The availability of fishing opportunities is not the only factor that affects the profitability of the catching sector. The market price of fish, capital costs of vessels and ongoing costs - principally fuel but also materials and wages - also affect the bottom line as do the costs of acquiring fishing opportunities in the form of quota or days at sea. The processing sector has experienced new and intensifying pressures arising from global competition, including in quality, hygiene and traceability standards. Traditional supply routes for the sector are changing, with more being obtained from imports and reliable sources of supply becoming increasingly difficult to find. Processors tend to find it difficult to retain staff and the costs of water and waste disposal for the sector have been rising as it has a high demand for water.

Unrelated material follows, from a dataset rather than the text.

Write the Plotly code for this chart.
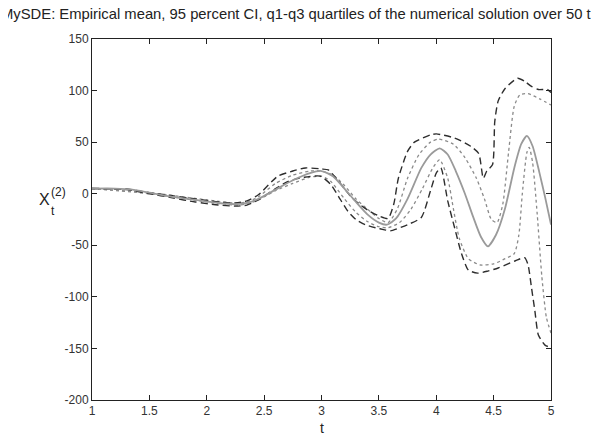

However, there are market opportunities for the industry. Scotland's catch, particularly of pelagic and shellfish species, is exported all over the world. The global market for seafood generally is growing because of the reputation of the product as a healthy food. As a whole, the global industry is moving from being production to market focussed. It is therefore important to get the best value from the catch and market it successfully against competitive world supplies. In the UK, the retail market is growing at a rate of 6% per annum (4.4% in Scotland). In the seafood sector, the majority of this growth is supplied by imported product and aquaculture, mainly because of national preferences for particular kinds of fish. But there are still opportunities to find new markets for product landed in Scotland and to optimise the export markets that provide a substantial source of revenue to our industry, particularly through supplying high quality, high value products to discerning customers.
For the processing sector, proximity to ports and fishing grounds provides significant benefits in terms of direct supplies and they also benefit from access to water supply, cold storage, transportation options and labour. Grampian region, as a significant UK sea fish processing hub, has an important role to play in securing these benefits for sea fish processing companies
Many of the factors that affect sea fishing businesses are outwith their own and government control, notably the price of fuel and market prices for fish. But we can make a contribution to the industry's profitability by ensuring we do not impose unnecessary regulatory costs and constraints and through good stock management, by delivering sustainable, stable fishing opportunities.
KEY FACTS 11: On 2001 census figures, Scottish employment in Aquaculture and Fishing is divided: Skilled trades 22% (all industries 12%), Low-skilled, plant & machine operatives 47% (all industries 22%), Managerial and professional 20% (all industries 37%), Sales and administration 11% (all industries 29%). While average full-time weekly earnings in the wider agriculture and fisheries sector in Scotland in 2002 were £325, 24% lower than the all industry weekly average of £427.